→ Records to process
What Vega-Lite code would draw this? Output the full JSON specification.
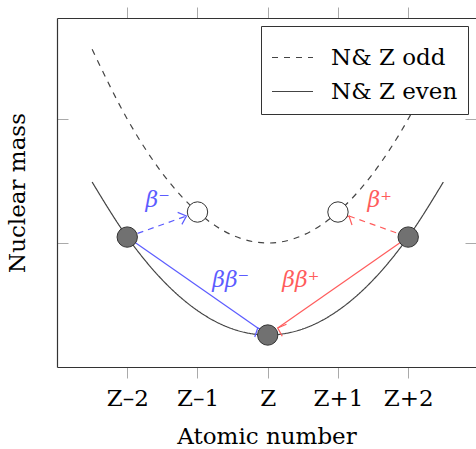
{
  "$schema": "https://vega.github.io/schema/vega-lite/v6.json",
  "width": 419,
  "height": 349,
  "autosize": {"type": "none"},
  "padding": {"left": 57, "top": 18, "right": 0, "bottom": 82},
  "background": "white",
  "config": {"view": {"stroke": null}, "font": "DejaVu Serif"},
  "datasets": {
    "curves": [
      {"z": -2.5, "m": 1.5625, "s": "N& Z odd"},
      {"z": -2.0, "m": 1.0, "s": "N& Z odd"},
      {"z": -1.5, "m": 0.5625, "s": "N& Z odd"},
      {"z": -1.0, "m": 0.25, "s": "N& Z odd"},
      {"z": -0.5, "m": 0.0625, "s": "N& Z odd"},
      {"z": 0.0, "m": 0.0, "s": "N& Z odd"},
      {"z": 0.5, "m": 0.0625, "s": "N& Z odd"},
      {"z": 1.0, "m": 0.25, "s": "N& Z odd"},
      {"z": 1.5, "m": 0.5625, "s": "N& Z odd"},
      {"z": 2.0, "m": 1.0, "s": "N& Z odd"},
      {"z": 2.5, "m": 1.5625, "s": "N& Z odd"},
      {"z": -2.5, "m": 0.492, "s": "N& Z even"},
      {"z": -2.0, "m": 0.048, "s": "N& Z even"},
      {"z": -1.5, "m": -0.298, "s": "N& Z even"},
      {"z": -1.0, "m": -0.545, "s": "N& Z even"},
      {"z": -0.5, "m": -0.693, "s": "N& Z even"},
      {"z": 0.0, "m": -0.742, "s": "N& Z even"},
      {"z": 0.5, "m": -0.693, "s": "N& Z even"},
      {"z": 1.0, "m": -0.545, "s": "N& Z even"},
      {"z": 1.5, "m": -0.298, "s": "N& Z even"},
      {"z": 2.0, "m": 0.048, "s": "N& Z even"},
      {"z": 2.5, "m": 0.492, "s": "N& Z even"}
    ],
    "evenPts": [
      {"z": -2, "m": 0.048},
      {"z": 0, "m": -0.742},
      {"z": 2, "m": 0.048}
    ],
    "oddPts": [
      {"z": -1, "m": 0.25},
      {"z": 1, "m": 0.25}
    ],
    "dashArrows": [
      {"id": "bm", "c": "minus", "z": -2, "m": 0.048},
      {"id": "bm", "c": "minus", "z": -1.157, "m": 0.218},
      {"id": "bp", "c": "plus", "z": 2, "m": 0.048},
      {"id": "bp", "c": "plus", "z": 1.157, "m": 0.218}
    ],
    "solidArrows": [
      {"id": "bbm", "c": "minus", "z": -2, "m": 0.048},
      {"id": "bbm", "c": "minus", "z": -0.142, "m": -0.685},
      {"id": "bbp", "c": "plus", "z": 2, "m": 0.048},
      {"id": "bbp", "c": "plus", "z": 0.142, "m": -0.685}
    ],
    "heads": [
      {"id": "bm", "c": "minus", "z": -1.157, "m": 0.218},
      {"id": "bp", "c": "plus", "z": 1.157, "m": 0.218},
      {"id": "bbm", "c": "minus", "z": -0.142, "m": -0.685},
      {"id": "bbp", "c": "plus", "z": 0.142, "m": -0.685}
    ],
    "labels": [
      {"z": -1.566, "m": 0.347, "t": "β⁻", "c": "minus"},
      {"z": 1.594, "m": 0.347, "t": "β⁺", "c": "plus"},
      {"z": -0.527, "m": -0.298, "t": "ββ⁻", "c": "minus"},
      {"z": 0.47, "m": -0.298, "t": "ββ⁺", "c": "plus"}
    ]
  },
  "resolve": {"axis": {"x": "independent", "y": "independent"}},
  "layer": [
    {
      "data": {"name": "curves"},
      "mark": {"type": "line", "stroke": "#444", "strokeWidth": 1.2, "interpolate": "monotone"},
      "encoding": {
        "x": {"field": "z", "type": "quantitative",
          "scale": {"domain": [-3, 2.965], "nice": false, "zero": false},
          "axis": {"orient": "bottom", "values": [-2, -1, 0, 1, 2],
            "labelExpr": "datum.value == -2 ? 'Z–2' : datum.value == -1 ? 'Z–1' : datum.value == 0 ? 'Z' : datum.value == 1 ? 'Z+1' : 'Z+2'",
            "title": "Atomic number", "grid": false,
            "domainColor": "#333", "domainWidth": 1.2,
            "tickColor": "#aaa", "tickSize": 11, "tickWidth": 1,
            "labelFont": "DejaVu Serif", "labelFontSize": 23, "labelColor": "black", "labelPadding": 9,
            "titleFont": "DejaVu Serif", "titleFontSize": 23, "titleFontWeight": "normal", "titleColor": "black", "titlePadding": 15}},
        "y": {"field": "m", "type": "quantitative",
          "scale": {"domain": [-1, 1.815], "nice": false, "zero": false},
          "axis": {"orient": "left", "values": [0, 1], "labels": false, "grid": false,
            "title": "Nuclear mass",
            "domainColor": "#333", "domainWidth": 1.2,
            "tickColor": "#aaa", "tickSize": -11, "tickWidth": 1,
            "titleFont": "DejaVu Serif", "titleFontSize": 23, "titleFontWeight": "normal", "titleColor": "black", "titlePadding": 27}},
        "strokeDash": {"field": "s", "type": "nominal",
          "scale": {"domain": ["N& Z odd", "N& Z even"], "range": [[6, 6], [1, 0]]},
          "legend": {"orient": "top-right", "offset": 8, "title": null,
            "fillColor": "white", "strokeColor": "#333", "padding": 10,
            "labelFont": "DejaVu Serif", "labelFontSize": 23, "labelColor": "black",
            "symbolType": "stroke", "symbolSize": 1681, "symbolStrokeWidth": 1.2, "symbolStrokeColor": "#444",
            "rowPadding": -7, "labelOffset": 17}}
      }
    },
    {
      "data": {"name": "dashArrows"},
      "mark": {"type": "line", "strokeWidth": 1.2, "strokeDash": [6, 5]},
      "encoding": {
        "x": {"field": "z", "type": "quantitative",
          "axis": {"orient": "top", "values": [-2, -1, 0, 1, 2], "labels": false, "title": null, "grid": false,
            "domainColor": "#333", "domainWidth": 1.2, "tickColor": "#aaa", "tickSize": 11, "tickWidth": 1}},
        "y": {"field": "m", "type": "quantitative",
          "axis": {"orient": "right", "values": [0, 1], "labels": false, "title": null, "grid": false,
            "domain": false, "tickColor": "#aaa", "tickSize": -11, "tickWidth": 1}},
        "detail": {"field": "id"},
        "color": {"field": "c", "type": "nominal",
          "scale": {"domain": ["minus", "plus"], "range": ["#5c5cff", "#ff5c5c"]}, "legend": null}
      }
    },
    {
      "data": {"name": "solidArrows"},
      "mark": {"type": "line", "strokeWidth": 1.2},
      "encoding": {
        "x": {"field": "z", "type": "quantitative", "axis": null},
        "y": {"field": "m", "type": "quantitative", "axis": null},
        "detail": {"field": "id"},
        "color": {"field": "c", "type": "nominal", "legend": null}
      }
    },
    {
      "data": {"name": "heads"},
      "mark": {"type": "point", "shape": "M-1,-0.9L0,0L-1,0.9", "filled": false, "strokeWidth": 1.2, "size": 200, "opacity": 1},
      "encoding": {
        "x": {"field": "z", "type": "quantitative", "axis": null},
        "y": {"field": "m", "type": "quantitative", "axis": null},
        "angle": {"field": "id", "type": "nominal",
          "scale": {"domain": ["bm", "bp", "bbm", "bbp"], "range": [340.6, 199.4, 34.8, 145.2]}, "legend": null},
        "color": {"field": "c", "type": "nominal", "legend": null}
      }
    },
    {
      "data": {"name": "evenPts"},
      "mark": {"type": "point", "filled": true, "fill": "#717171", "stroke": "#333", "strokeWidth": 1, "size": 415, "opacity": 1},
      "encoding": {
        "x": {"field": "z", "type": "quantitative", "axis": null},
        "y": {"field": "m", "type": "quantitative", "axis": null}
      }
    },
    {
      "data": {"name": "oddPts"},
      "mark": {"type": "point", "filled": true, "fill": "white", "stroke": "#333", "strokeWidth": 1, "size": 415, "opacity": 1},
      "encoding": {
        "x": {"field": "z", "type": "quantitative", "axis": null},
        "y": {"field": "m", "type": "quantitative", "axis": null}
      }
    },
    {
      "data": {"name": "labels"},
      "mark": {"type": "text", "font": "DejaVu Serif", "fontStyle": "italic", "fontSize": 22, "align": "center", "baseline": "middle"},
      "encoding": {
        "x": {"field": "z", "type": "quantitative", "axis": null},
        "y": {"field": "m", "type": "quantitative", "axis": null},
        "text": {"field": "t"},
        "color": {"field": "c", "type": "nominal", "legend": null}
      }
    }
  ]
}
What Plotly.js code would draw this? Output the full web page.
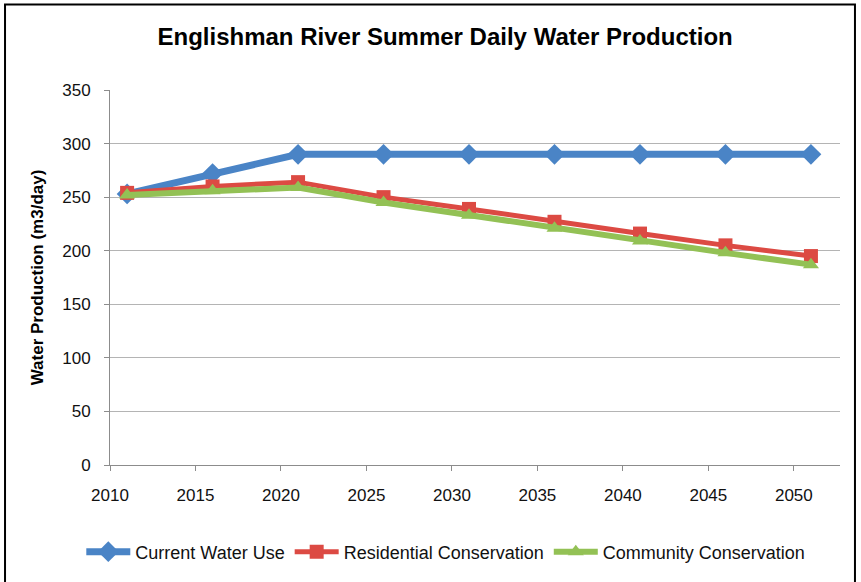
<!DOCTYPE html>
<html>
<head>
<meta charset="utf-8">
<script src="https://cdn.plot.ly/plotly-3.0.1.min.js"></script>
<style>
html,body{margin:0;padding:0;background:#fff;}
#chart{width:861px;height:582px;}
</style>
</head>
<body>
<div id="chart"></div>
<script>
var years = [2011, 2016, 2021, 2026, 2031, 2036, 2041, 2046, 2051];
var currentWaterUse = [253, 272, 290, 290, 290, 290, 290, 290, 290];
var residentialConservation = [254, 260, 264, 250, 239, 227, 216, 205, 195];
var communityConservation = [252, 256, 259, 245, 233, 221, 209, 198, 187];
var xTickValues = [2010, 2015, 2020, 2025, 2030, 2035, 2040, 2045, 2050];
var yTickValues = [0, 50, 100, 150, 200, 250, 300, 350];

var traces = [
  {x: years, y: currentWaterUse, name: 'Current Water Use', type: 'scatter', mode: 'lines+markers',
   line: {color: '#4a84c6', width: 7}, marker: {symbol: 'diamond', size: 16, color: '#4a84c6'}},
  {x: years, y: residentialConservation, name: 'Residential Conservation', type: 'scatter', mode: 'lines+markers',
   line: {color: '#dc4a43', width: 5}, marker: {symbol: 'square', size: 14, color: '#dc4a43'}},
  {x: years, y: communityConservation, name: 'Community Conservation', type: 'scatter', mode: 'lines+markers',
   line: {color: '#93c155', width: 6}, marker: {symbol: 'triangle-up', size: 14, color: '#93c155'}}
];

var layout = {
  width: 861, height: 582,
  margin: {l: 110, r: 21, t: 90, b: 110},
  paper_bgcolor: '#ffffff', plot_bgcolor: '#ffffff',
  font: {family: 'Liberation Sans, Arial, sans-serif', color: '#000', size: 14},
  title: {text: '<b>Englishman River Summer Daily Water Production</b>',
          font: {family: 'Liberation Sans, Arial, sans-serif', size: 24, color: '#000'},
          x: 0.517, xanchor: 'center', y: 0.937, yanchor: 'middle'},
  xaxis: {range: [2010, 2052.7], tickvals: xTickValues, ticktext: xTickValues.map(String),
          showgrid: false, zeroline: false, showline: true, linecolor: '#8c8c8c', linewidth: 1,
          ticks: 'outside', ticklen: 5, tickcolor: '#8c8c8c', ticklabelstandoff: 10,
          tickfont: {size: 17, color: '#111'}},
  yaxis: {range: [0, 350], tickvals: yTickValues, showgrid: true, gridcolor: '#b4b4b4', gridwidth: 1,
          zeroline: false, showline: true, linecolor: '#8c8c8c', linewidth: 1,
          ticks: 'outside', ticklen: 5, tickcolor: '#8c8c8c', ticklabelstandoff: 10,
          tickfont: {size: 17, color: '#111'},
          title: {text: '<b>Water Production (m3/day)</b>', font: {size: 17, color: '#000'}, standoff: 14}},
  showlegend: true,
  legend: {orientation: 'h', x: 0.46, xanchor: 'center', y: -0.232, yanchor: 'middle',
           font: {size: 18, color: '#111'}, itemwidth: 44, tracegroupgap: 0},
  shapes: [
    {type: 'rect', xref: 'paper', yref: 'paper', x0: -0.1438, x1: 1.0205, y0: -0.35, y1: 1.2277,
     line: {color: '#000', width: 2}, fillcolor: 'rgba(0,0,0,0)', layer: 'above'}
  ]
};

Plotly.newPlot('chart', traces, layout, {displayModeBar: false, staticPlot: true});
</script>
</body>
</html>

→ Your objective
For the material above, give again only the lines starting at the line that contains "What Plotly.js code" and ending at the line that contains "var yTickValues = [0, 50, 100, 150, 200, 250, 300, 350];". Pictures do not belong in the copy.

→ Solution below
What Plotly.js code would draw this? Output the full web page.
<!DOCTYPE html>
<html>
<head>
<meta charset="utf-8">
<script src="https://cdn.plot.ly/plotly-3.0.1.min.js"></script>
<style>
html,body{margin:0;padding:0;background:#fff;}
#chart{width:861px;height:582px;}
</style>
</head>
<body>
<div id="chart"></div>
<script>
var years = [2011, 2016, 2021, 2026, 2031, 2036, 2041, 2046, 2051];
var currentWaterUse = [253, 272, 290, 290, 290, 290, 290, 290, 290];
var residentialConservation = [254, 260, 264, 250, 239, 227, 216, 205, 195];
var communityConservation = [252, 256, 259, 245, 233, 221, 209, 198, 187];
var xTickValues = [2010, 2015, 2020, 2025, 2030, 2035, 2040, 2045, 2050];
var yTickValues = [0, 50, 100, 150, 200, 250, 300, 350];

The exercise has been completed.